大会公式サイト https://www.matsumoto-marathon.jp/ より拝借。

 上の写真の笑顔のランナーをご覧ください。同じ地点を走る私の表情におそらく笑顔はなかったはずです。たぶんあちこちの痛みで表情が引きつっています。
 

 スタートから39.4km。ふたたび長野県道48号松本環状高家線に戻ります。山雅応援団を見るのは3回目。打ち鳴らされる太鼓の重低音が腹に響きます。
 
 長旅も残り3km。再びコースが交互通行になり走路が狭くなります。ランナーが錯綜する中で前のランナーとぶつかりそうになりますがどうにか回避。
 
 あと1km。ゴールの競技場がみえます。外周を時計周りにまわって競技場に入ります。トラックを4分の3周しゴール。記録を示すデジタル時計が4時間5分をさしています。あれ、自己記録更新ですか。お疲れさまでした。

(まとめ)
試合の走りを総括するため、5kmごとのラップを示します。

 グロスタイムとネットタイムの差、つまりスタートから自分がスタートラインを切るまでが6分1秒。その後、35から40km区間とラストは上げ下げがありますが、ほかは5kmのラップタイムがおおよそ28分台におさまっており、前半・後半ともイーブンペースで走り切れたとも言えます。実際には30㎞以降、前半のハイペースがたたってかなり苦しい展開となり5kmのラップで1分程度のロス。総括すると、「スピード持久力」(一定のスピードを保ったまま長い距離を走る)に課題が残る展開でした。
 
 翌年に向けての処方箋としては、下記が考えられます。

①フィジカルを鍛え直して30㎞すぎに失速しないような身体を作り直す。夏の間も30㎞走を決行する。(猛暑の中だとつらいですが。)

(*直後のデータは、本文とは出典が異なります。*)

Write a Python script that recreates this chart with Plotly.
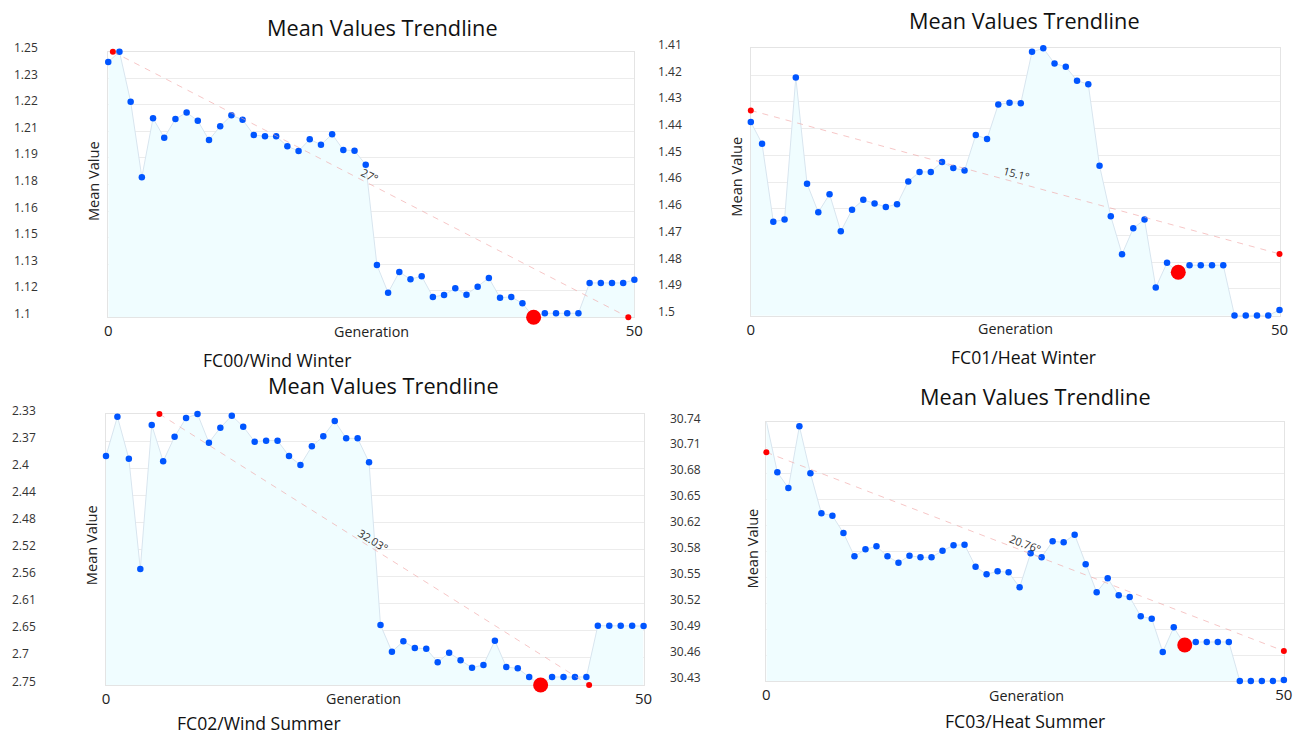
import numpy as np
import plotly.graph_objects as go

W, H = 1309, 738
FONT = "Open Sans"

# ---------------- data ----------------
generation_index = list(range(48))
generation_tick_text = ["0", "50"]

fc00_values = [1.2442, 1.2500, 1.2218, 1.1791, 1.2124, 1.2014, 1.2120, 1.2156, 1.2110, 1.2001,
               1.2079, 1.2141, 1.2116, 1.2030, 1.2022, 1.2022, 1.1966, 1.1939, 1.2005, 1.1975,
               1.2034, 1.1945, 1.1941, 1.1862, 1.1295, 1.1139, 1.1256, 1.1215, 1.1232, 1.1115,
               1.1126, 1.1164, 1.1128, 1.1173, 1.1222, 1.1111, 1.1115, 1.1079, 1.1000, 1.1023,
               1.1023, 1.1023, 1.1023, 1.1194, 1.1194, 1.1194, 1.1194, 1.1212]
fc01_values = [1.4348, 1.4421, 1.4684, 1.4676, 1.4198, 1.4556, 1.4652, 1.4591, 1.4716, 1.4643,
               1.4610, 1.4622, 1.4634, 1.4625, 1.4548, 1.4516, 1.4516, 1.4483, 1.4503, 1.4511,
               1.4392, 1.4405, 1.4289, 1.4283, 1.4285, 1.4112, 1.4100, 1.4151, 1.4162, 1.4209,
               1.4221, 1.4495, 1.4665, 1.4793, 1.4706, 1.4676, 1.4905, 1.4822, 1.4854, 1.4830,
               1.4830, 1.4830, 1.4830, 1.4999, 1.4999, 1.4999, 1.4999, 1.4981]
fc02_values = [2.3951, 2.3342, 2.3993, 2.5702, 2.3470, 2.4033, 2.3652, 2.3362, 2.3300, 2.3744,
               2.3512, 2.3326, 2.3496, 2.3729, 2.3713, 2.3713, 2.3951, 2.4090, 2.3801, 2.3646,
               2.3409, 2.3677, 2.3677, 2.4049, 2.6570, 2.6984, 2.6823, 2.6927, 2.6937, 2.7148,
               2.7000, 2.7118, 2.7232, 2.7189, 2.6813, 2.7221, 2.7242, 2.7376, 2.7500, 2.7376,
               2.7376, 2.7376, 2.7376, 2.6581, 2.6581, 2.6581, 2.6581, 2.6586]
fc03_values = [30.7404, 30.6798, 30.6610, 30.7349, 30.6786, 30.6307, 30.6279, 30.6071, 30.5792, 30.5876,
               30.5912, 30.5792, 30.5716, 30.5800, 30.5781, 30.5781, 30.5860, 30.5924, 30.5932, 30.5668,
               30.5577, 30.5613, 30.5601, 30.5421, 30.5828, 30.5781, 30.5972, 30.5960, 30.6051, 30.5697,
               30.5362, 30.5529, 30.5326, 30.5305, 30.5074, 30.5046, 30.4647, 30.4943, 30.4731, 30.4767,
               30.4767, 30.4767, 30.4767, 30.4300, 30.4300, 30.4300, 30.4300, 30.4312]

fc00_ticks = ["1.1", "1.12", "1.13", "1.15", "1.16", "1.18", "1.19", "1.21", "1.22", "1.23", "1.25"]
fc01_ticks = ["1.41", "1.42", "1.43", "1.44", "1.45", "1.46", "1.46", "1.47", "1.48", "1.49", "1.5"]
fc02_ticks = ["2.33", "2.37", "2.4", "2.44", "2.48", "2.52", "2.56", "2.61", "2.65", "2.7", "2.75"]
fc03_ticks = ["30.43", "30.46", "30.49", "30.52", "30.55", "30.58", "30.62", "30.65", "30.68", "30.71", "30.74"]

# trend lines (endpoints)
fc00_trend_x, fc00_trend_y = [0.41, 46.46], [1.25, 1.10]
fc01_trend_x, fc01_trend_y = [0, 47], [1.4309, 1.4792]
fc02_trend_x, fc02_trend_y = [4.67, 42.24], [2.33, 2.75]
fc03_trend_x, fc03_trend_y = [0, 47], [30.7037, 30.4659]

trend_angles = [27, 15.1, 32.03, 20.76]
trend_angle_labels = ["27°", "15.1°", "32.03°", "20.76°"]
trend_label_x = [23.4, 23.6, 23.4, 23.5]
trend_label_y = [1.180, 1.4523, 2.5253, 30.5948]

best_index = 38

titles = ["Mean Values Trendline"] * 4
subtitles = ["FC00/Wind Winter", "FC01/Heat Winter", "FC02/Wind Summer", "FC03/Heat Summer"]

# --------------- layout (pixels) ---------------
panels = [
    dict(values=fc00_values, ticks=fc00_ticks, ymin=1.10, ymax=1.25, reverse=False,
         tx=fc00_trend_x, ty=fc00_trend_y,
         box=(105.3, 636.7, 51.7, 317.3), ylab_x=8, title_xy=(382, 27), sub_xy=(276, 360),
         gen_xy=(371, 331), mv_xy=(90, 181)),
    dict(values=fc01_values, ticks=fc01_ticks, ymin=1.41, ymax=1.50, reverse=True,
         tx=fc01_trend_x, ty=fc01_trend_y,
         box=(754.3, 1288.3, 48.3, 315.7), ylab_x=659, title_xy=(1031, 21), sub_xy=(1030, 357),
         gen_xy=(1022, 329), mv_xy=(739, 177)),
    dict(values=fc02_values, ticks=fc02_ticks, ymin=2.33, ymax=2.75, reverse=True,
         tx=fc02_trend_x, ty=fc02_trend_y,
         box=(103.0, 646.0, 414.0, 685.0), ylab_x=6, title_xy=(383, 386), sub_xy=(258, 723),
         gen_xy=(363, 698), mv_xy=(88, 545)),
    dict(values=fc03_values, ticks=fc03_ticks, ymin=30.43, ymax=30.74, reverse=False,
         tx=fc03_trend_x, ty=fc03_trend_y,
         box=(770.0, 1292.7, 422.0, 681.0), ylab_x=671, title_xy=(1042, 396), sub_xy=(1031, 721),
         gen_xy=(1033, 695), mv_xy=(756, 548)),
]

def px(x):
    return x / W

def py(y):
    return 1 - y / H

fig = go.Figure()
annotations = []
layout_axes = {}

for i, p in enumerate(panels):
    n = i + 1
    xa = "x" if n == 1 else f"x{n}"
    ya = "y" if n == 1 else f"y{n}"
    xname = "xaxis" if n == 1 else f"xaxis{n}"
    yname = "yaxis" if n == 1 else f"yaxis{n}"
    vals = p["values"]
    bottom = p["ymax"] if p["reverse"] else p["ymin"]

    fig.add_trace(go.Scatter(x=generation_index, y=[bottom] * len(generation_index),
                             mode="lines", line=dict(width=0, color="rgba(0,0,0,0)"),
                             hoverinfo="skip", showlegend=False, xaxis=xa, yaxis=ya))
    fig.add_trace(go.Scatter(x=generation_index, y=vals, mode="lines+markers",
                             line=dict(color="#d8e5ef", width=1),
                             marker=dict(color="#0055ff", size=6.5),
                             fill="tonexty", fillcolor="#f0fdff",
                             cliponaxis=False, showlegend=False, xaxis=xa, yaxis=ya))
    fig.add_trace(go.Scatter(x=p["tx"], y=p["ty"], mode="lines+markers",
                             line=dict(color="rgba(240,160,160,0.6)", width=1, dash="6px,6px"),
                             marker=dict(color="#ff0000", size=6),
                             cliponaxis=False, showlegend=False, xaxis=xa, yaxis=ya))
    fig.add_trace(go.Scatter(x=[generation_index[best_index]], y=[vals[best_index]], mode="markers",
                             marker=dict(color="#ff0000", size=15),
                             cliponaxis=False, showlegend=False, xaxis=xa, yaxis=ya))

    x0, x1, y0, y1 = p["box"]
    tickvals = list(np.linspace(p["ymin"], p["ymax"], len(p["ticks"])))
    layout_axes[xname] = dict(domain=[px(x0), px(x1)], anchor=ya, range=[0, 47],
                              tickvals=[generation_index[0], generation_index[-1]],
                              ticktext=generation_tick_text, showgrid=False, zeroline=False,
                              showline=True, mirror=True, linecolor="#e4e4e4", linewidth=1,
                              layer="below traces",
                              ticks="", tickfont=dict(size=15, color="#222", family=FONT))
    yrange = [p["ymax"], p["ymin"]] if p["reverse"] else [p["ymin"], p["ymax"]]
    layout_axes[yname] = dict(domain=[py(y1), py(y0)], anchor=xa, range=yrange,
                              tickvals=tickvals, showticklabels=False, showgrid=True,
                              gridcolor="#ececec", gridwidth=1, zeroline=False,
                              layer="below traces",
                              showline=True, mirror=True, linecolor="#e4e4e4", ticks="")

    for tv, tt in zip(tickvals, p["ticks"]):
        annotations.append(dict(xref="paper", yref=ya, x=px(p["ylab_x"]), y=tv, text=tt,
                                xanchor="left", yanchor="middle", yshift=4, showarrow=False,
                                font=dict(size=12, color="#333", family=FONT)))

    annotations.append(dict(xref=xa, yref=ya, x=trend_label_x[i], y=trend_label_y[i],
                            text=trend_angle_labels[i], textangle=trend_angles[i], showarrow=False,
                            font=dict(size=11, color="#333", family=FONT)))
    annotations.append(dict(xref="paper", yref="paper", x=px(p["title_xy"][0]), y=py(p["title_xy"][1]),
                            text=titles[i], showarrow=False, xanchor="center", yanchor="middle",
                            font=dict(size=21.7, color="#111", family=FONT)))
    annotations.append(dict(xref="paper", yref="paper", x=px(p["sub_xy"][0]), y=py(p["sub_xy"][1]),
                            text=subtitles[i], showarrow=False, xanchor="center", yanchor="middle",
                            font=dict(size=17.6, color="#111", family=FONT)))
    annotations.append(dict(xref="paper", yref="paper", x=px(p["gen_xy"][0]), y=py(p["gen_xy"][1]),
                            text="Generation", showarrow=False, xanchor="center", yanchor="middle",
                            font=dict(size=14.3, color="#222", family=FONT)))
    annotations.append(dict(xref="paper", yref="paper", x=px(p["mv_xy"][0]), y=py(p["mv_xy"][1]),
                            text="Mean Value", textangle=-90, showarrow=False,
                            xanchor="center", yanchor="middle",
                            font=dict(size=14.6, color="#222", family=FONT)))

fig.update_layout(width=W, height=H, margin=dict(l=0, r=0, t=0, b=0),
                  paper_bgcolor="white", plot_bgcolor="white",
                  font=dict(family=FONT), annotations=annotations, showlegend=False,
                  **layout_axes)

fig.write_html("out.html")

②フィジカル・トレーニングはそこそこにして、レース展開を変える。前半を抑え、後半にペースアップする余力を残す。スタート直後のオーバーペースをやめる。いま、再読して思ったこと。スタート後に自分の現場感覚に流されてペースをキロ5分35秒まで上げたのはあきらかに失敗です。あくまで事前設定のキロ5分55秒を30㎞までは維持すべきです。そこからさらに12.195㎞あるのですから。

結論は、自分が42.195kmをどのくらいのペースで走り切れるかを知っておく。これに尽きると思います。